No, though any related experience helps. Companies understand internships serve as entry points. What matters more: a strong portfolio (for creative roles), relevant technical skills, demonstrated passion for the industry, and ability to articulate why you’re interested in footwear specifically. Several interns mentioned this was their first direct footwear industry experience. The New Balance apprenticeship explicitly aims to develop “talented young designers into future design stars,” indicating they’re willing to invest in raw talent.

How competitive are these internships compared to tech internships?
Footwear internships are competitive but in different ways than tech roles. Tech companies might receive thousands of applications for each position, with acceptance rates below 1-2%. Footwear internships face less sheer volume but demand more specialized skills and portfolio quality. Your competition consists of students who specifically want footwear careers, not the broad applicant pool chasing any high-paying internship. This actually works in your favor if you’re genuinely committed—your focused interest becomes a differentiator.

What’s the typical work schedule and company culture?
Most footwear internships follow standard business hours, though design roles occasionally require flexibility around production deadlines. Company culture tends toward collaborative and creative rather than intensely competitive. Multiple interns described feeling valued and included. Designer Brands interns mentioned the company embodying its stated values of “Passion, Accountability, Collaboration, and Humility.” Nike interns highlighted the culture of curiosity and innovation. Work-life balance generally exceeds tech or finance norms, with companies like New Balance explicitly emphasizing it as “more than just a buzzword—it’s part of our culture.”

What Makes the Difference

After analyzing dozens of internship programs and hundreds of intern testimonials, a pattern crystallizes. The most valuable footwear internships share three characteristics: they treat interns as junior colleagues rather than temporary help, they provide genuine mentorship from experienced professionals, and they offer broad exposure to multiple business functions.

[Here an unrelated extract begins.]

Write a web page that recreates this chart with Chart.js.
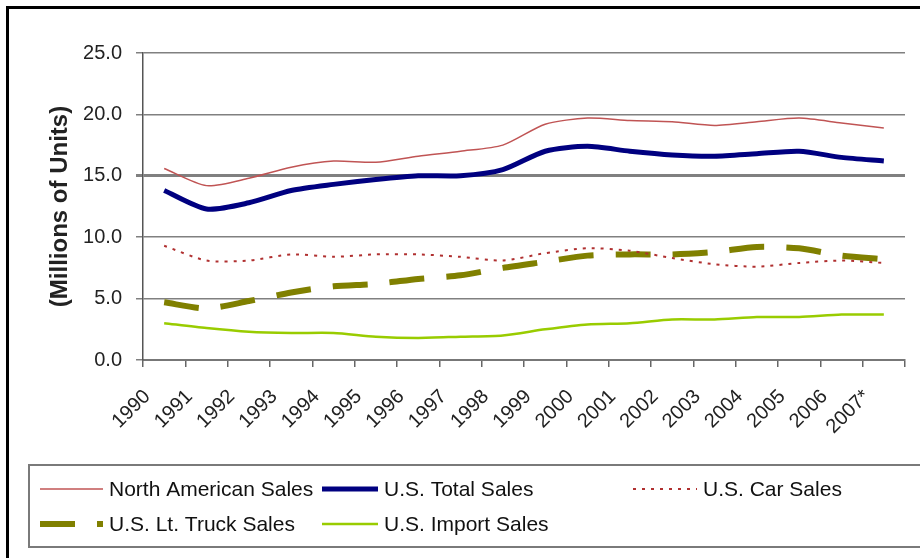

When you work on a project that actually ships to consumers, when your design concepts get considered in real product development discussions, when your analysis influences actual business decisions—that’s when internships transform from résumé line items into genuine career launchers.

The footwear industry’s particular strength lies in this product tangibility. You can point to actual shoes on shelves or worn by athletes and say “I contributed to that.” This concrete connection to end products creates both satisfaction and credible proof of your capabilities.

The financial calculation also matters. An intern earning $29 per hour while learning specialized skills in a growing industry makes a solid investment even compared to higher-paying alternatives with less clear career paths. When you factor in conversion rates above 50%, the expected value of a footwear internship—measured in long-term career trajectory—compares very favorably to options offering higher immediate payouts but lower conversion rates.

Several former interns mentioned that their footwear internship became “a catalyst” for their retail or design careers. They gained insider knowledge, built professional networks, and developed confidence about their chosen path. That combination—skills, connections, and conviction—proves difficult to replicate through other experiences.

If you’re drawn to the intersection of creativity, technical problem-solving, and commercial strategy, footwear internships offer a distinctive proving ground. The products matter to people’s daily lives, the industry shows sustained growth, and the companies invest in developing their interns into future leaders. That’s a combination worth serious consideration.